Platinum futures listed on Nymex were trading lower at $1,434.00 an ounce on Wednesday, while September palladium contracts fell sharply to a low of $869.65 an ounce as recent optimism about the prospects for the sector evaporate.
Palladium futures trading on New York’s Nymex hit an all-time record intra-day futures price above $900 an ounce on Monday on supply fears as tensions between the West and Russia over the latter’s involvement in Ukraine escalate.
The retreat in platinum from a closing high of $1,517 on July 10 began earlier this month and palladium’s sister metal is now trading at its lowest since the beginning of June.
South Africa, where a devastating strike kept mined metal off markets for months, and Russia combined account for close to 80% of global supply of palladium and 70% of platinum output which are mainly used to clean emissions in automobiles.
While supply worries were behind the rise of the metals this year, focus is now shifting to the demand side as the number one consumer of PGMs – Europe’s car industry – perform below expectations.

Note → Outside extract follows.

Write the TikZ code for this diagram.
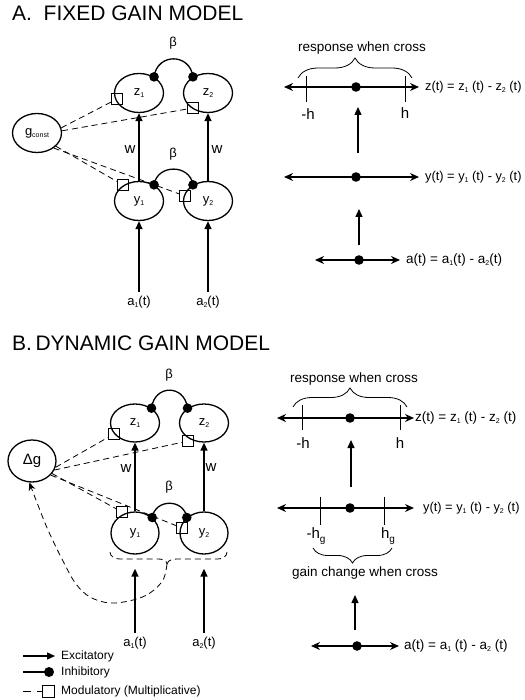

From expectations of a 6% jump in sales this year, the continent’s carmakers only managed to shift around 3% more vehicles in the first half as Europe’s largest economies look in danger of sliding back into recession.
A slowing economy in China, the world’s largest vehicle market where catalyst use skews towards palladium, is also clouding the outlook.
PGM prices are notoriously volatile.
The London fix for palladium peaked on January 26, 2001 at $1,090 an ounce, but then retreated sharply to $319 by October that year.
Predictions of a sustained rise in the price of platinum have not materialized either – the precious metal hit $2,253 in March of 2008 and has never been above $2,000 since that year.